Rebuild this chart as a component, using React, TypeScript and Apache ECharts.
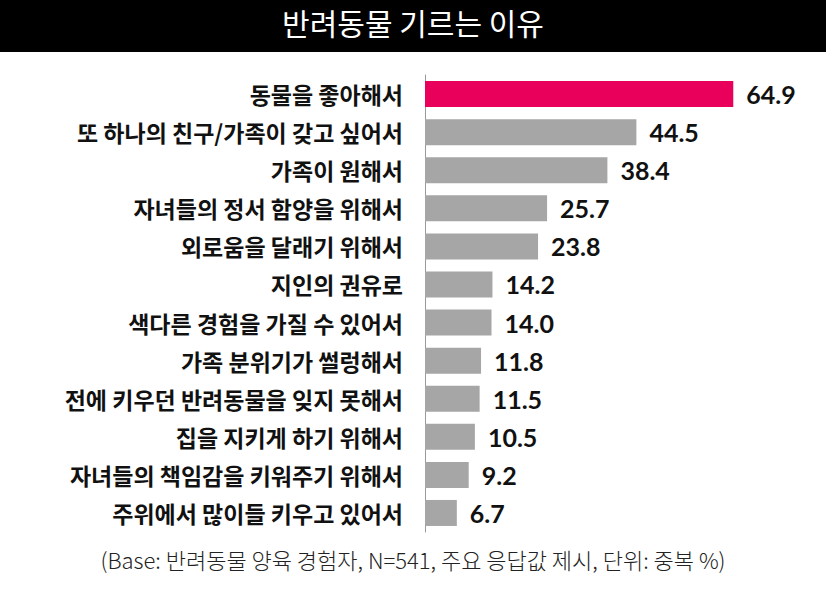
import React, { useEffect, useRef } from "react";
import * as echarts from "echarts";

const titleText = "반려동물 기르는 이유";
const footnote = "(Base: 반려동물 양육 경험자, N=541, 주요 응답값 제시, 단위: 중복 %)";
const categories = [
  "동물을 좋아해서",
  "또 하나의 친구/가족이 갖고 싶어서",
  "가족이 원해서",
  "자녀들의 정서 함양을 위해서",
  "외로움을 달래기 위해서",
  "지인의 권유로",
  "색다른 경험을 가질 수 있어서",
  "가족 분위기가 썰렁해서",
  "전에 키우던 반려동물을 잊지 못해서",
  "집을 지키게 하기 위해서",
  "자녀들의 책임감을 키워주기 위해서",
  "주위에서 많이들 키우고 있어서",
];
const values = [64.9, 44.5, 38.4, 25.7, 23.8, 14.2, 14.0, 11.8, 11.5, 10.5, 9.2, 6.7];
const highlightIndex = 0;

export default function App() {
  const ref = useRef<HTMLDivElement>(null);
  useEffect(() => {
    document.body.style.margin = "0";
    const chart = echarts.init(ref.current!, null, { renderer: "svg" });
    chart.setOption({
      animation: false,
      backgroundColor: "#ffffff",
      graphic: [
        {
          type: "rect",
          left: 0,
          top: 0,
          shape: { x: 0, y: 0, width: 826, height: 52 },
          style: { fill: "#000000" },
        },
        {
          type: "text",
          left: "center",
          top: 7,
          style: {
            text: titleText,
            fill: "#ffffff",
            font: '30px "Noto Sans CJK KR"',
          },
        },
        {
          type: "text",
          left: "center",
          top: 548,
          style: {
            text: footnote,
            fill: "#222222",
            font: '300 22px "Noto Sans CJK KR"',
          },
        },
      ],
      grid: { left: 425, top: 75, right: 21, bottom: 57, containLabel: false },
      xAxis: {
        type: "value",
        min: 0,
        max: 80,
        show: false,
      },
      yAxis: {
        type: "category",
        inverse: true,
        data: categories,
        axisLine: { show: true, lineStyle: { color: "#9a9a9a", width: 1 } },
        axisTick: { show: false },
        axisLabel: {
          margin: 22,
          color: "#111111",
          fontSize: 23,
          fontWeight: "bold",
          fontFamily: "Noto Sans CJK KR",
        },
      },
      series: [
        {
          type: "bar",
          barWidth: 26,
          data: values.map((v, i) => ({
            value: v,
            itemStyle: { color: i === highlightIndex ? "#E9005B" : "#A6A6A6" },
          })),
          label: {
            show: true,
            position: "right",
            distance: 13,
            color: "#111111",
            fontSize: 25,
            fontWeight: "bold",
            fontFamily: "Lato",
            formatter: (p: any) => p.value.toFixed(1),
          },
        },
      ],
    });
    return () => chart.dispose();
  }, []);
  return <div ref={ref} style={{ position: "absolute", left: 0, top: 0, width: 826, height: 589 }} />;
}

▸ **Problem to work on**: Quote, exactly and only, the lines from the first line of the data above through the line containing "import * as". The pictures do not belong in it.

▸ **Response to the exercise**:
Rebuild this chart as a component, using React, TypeScript and Apache ECharts.
import React, { useEffect, useRef } from "react";
import * as echarts from "echarts";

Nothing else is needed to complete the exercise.